### Data block ###

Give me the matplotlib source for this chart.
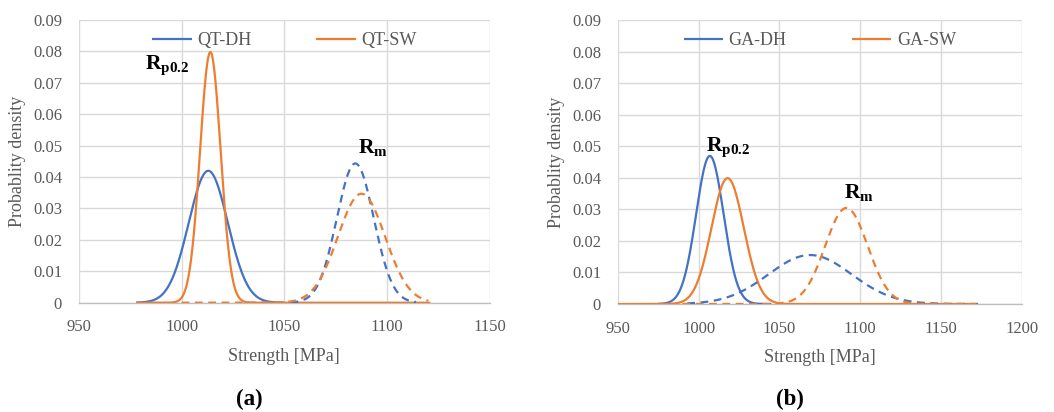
import numpy as np
import matplotlib
matplotlib.use("Agg")
import matplotlib.pyplot as plt

# ---------------- data ----------------
# Panel (a): QT
a_labels = ["QT-DH", "QT-SW"]
a_rp_mean = [1013.0, 1014.0]
a_rp_sd = [9.5, 5.0]
a_rp_xmin = [978.0, 978.0]
a_rp_xmax = [1050.0, 1121.0]
a_rm_mean = [1084.5, 1087.5]
a_rm_sd = [9.0, 11.5]
a_rm_xmin = [1053.0, 1000.0]
a_rm_xmax = [1114.0, 1120.0]

# Panel (b): GA
b_labels = ["GA-DH", "GA-SW"]
b_rp_mean = [1007.0, 1018.0]
b_rp_sd = [8.5, 10.0]
b_rp_xmin = [975.0, 950.0]
b_rp_xmax = [1045.0, 1172.0]
b_rm_mean = [1069.0, 1091.5]
b_rm_sd = [25.7, 13.1]
b_rm_xmin = [993.0, 990.0]
b_rm_xmax = [1174.0, 1172.0]

a_xticks = [950, 1000, 1050, 1100, 1150]
b_xticks = [950, 1000, 1050, 1100, 1150, 1200]
yticks = [0, 0.01, 0.02, 0.03, 0.04, 0.05, 0.06, 0.07, 0.08, 0.09]

colors = ["#4472C4", "#ED7D31"]
grid_c = "#D9D9D9"
tick_c = "#595959"

plt.rcParams["font.family"] = ["Liberation Serif", "DejaVu Serif"]
plt.rcParams["mathtext.fontset"] = "custom"
plt.rcParams["mathtext.rm"] = "Liberation Serif"
plt.rcParams["mathtext.bf"] = "Liberation Serif:bold"
plt.rcParams["mathtext.it"] = "Liberation Serif:italic"


def pdf(x, m, s):
    return np.exp(-0.5 * ((x - m) / s) ** 2) / (s * np.sqrt(2 * np.pi))


fig = plt.figure(figsize=(10.54, 4.12), dpi=100)
axA = fig.add_axes([0.0747, 0.2653, 0.3902, 0.6862])
axB = fig.add_axes([0.5861, 0.2621, 0.3833, 0.6893])

dash = (3.5, 2.5)


def draw(ax, labels, rpm, rps, rpx0, rpx1, rmm, rms, rmx0, rmx1, xticks):
    handles = []
    for i in range(2):
        x = np.linspace(rpx0[i], rpx1[i], 600)
        h, = ax.plot(x, pdf(x, rpm[i], rps[i]), color=colors[i], lw=1.6,
                     label=labels[i], solid_capstyle="butt", zorder=3)
        handles.append(h)
    for i in range(2):
        x = np.linspace(rmx0[i], rmx1[i], 600)
        ax.plot(x, pdf(x, rmm[i], rms[i]), color=colors[i], lw=1.6,
                dashes=dash, zorder=4)
    ax.set_xlim(xticks[0], xticks[-1])
    ax.set_ylim(0, 0.09)
    ax.set_xticks(xticks)
    ax.set_yticks(yticks)
    ax.set_yticklabels(["0" if v == 0 else f"{v:.2f}" for v in yticks])
    ax.grid(True, color=grid_c, lw=1.0, zorder=0)
    ax.set_axisbelow(True)
    for s in ["top", "right", "left"]:
        ax.spines[s].set_visible(False)
    ax.spines["bottom"].set_color("#BFBFBF")
    ax.spines["bottom"].set_linewidth(1.0)
    ax.tick_params(length=0, labelsize=12, colors=tick_c)
    ax.tick_params(axis="x", pad=12)
    ax.tick_params(axis="y", pad=12)
    ax.set_ylabel("Probablity density", fontsize=13, color=tick_c, labelpad=5)
    ax.set_xlabel("Strength [MPa]", fontsize=13, color=tick_c, labelpad=9)
    leg = ax.legend(handles=handles, loc="upper center", ncol=2, frameon=False,
                    fontsize=13, handlelength=2.2, handletextpad=0.3,
                    columnspacing=3.6, bbox_to_anchor=(0.5, 1.015))
    for t in leg.get_texts():
        t.set_color(tick_c)


draw(axA, a_labels, a_rp_mean, a_rp_sd, a_rp_xmin, a_rp_xmax,
     a_rm_mean, a_rm_sd, a_rm_xmin, a_rm_xmax, a_xticks)
draw(axB, b_labels, b_rp_mean, b_rp_sd, b_rp_xmin, b_rp_xmax,
     b_rm_mean, b_rm_sd, b_rm_xmin, b_rm_xmax, b_xticks)

lab_kw = dict(fontsize=15.5, color="black", ha="center", va="center")
axA.text(993, 0.0756, r"$\mathbf{R_{p0.2}}$", **lab_kw)
axA.text(1093, 0.0495, r"$\mathbf{R_{m}}$", **lab_kw)
axB.text(1018, 0.0497, r"$\mathbf{R_{p0.2}}$", **lab_kw)
axB.text(1099, 0.0352, r"$\mathbf{R_{m}}$", **lab_kw)

fig.text(249 / 1054, 1 - 399 / 412, "(a)", fontsize=16.5, fontweight="bold",
         ha="center", va="center")
fig.text(790 / 1054, 1 - 399 / 412, "(b)", fontsize=16.5, fontweight="bold",
         ha="center", va="center")

fig.savefig("out.png", dpi=100)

###

▶ Task: Find the lines that include the string "matplotlib", then copy each of them.

▶ The answer:
Give me the matplotlib source for this chart.
import matplotlib
matplotlib.use("Agg")
import matplotlib.pyplot as plt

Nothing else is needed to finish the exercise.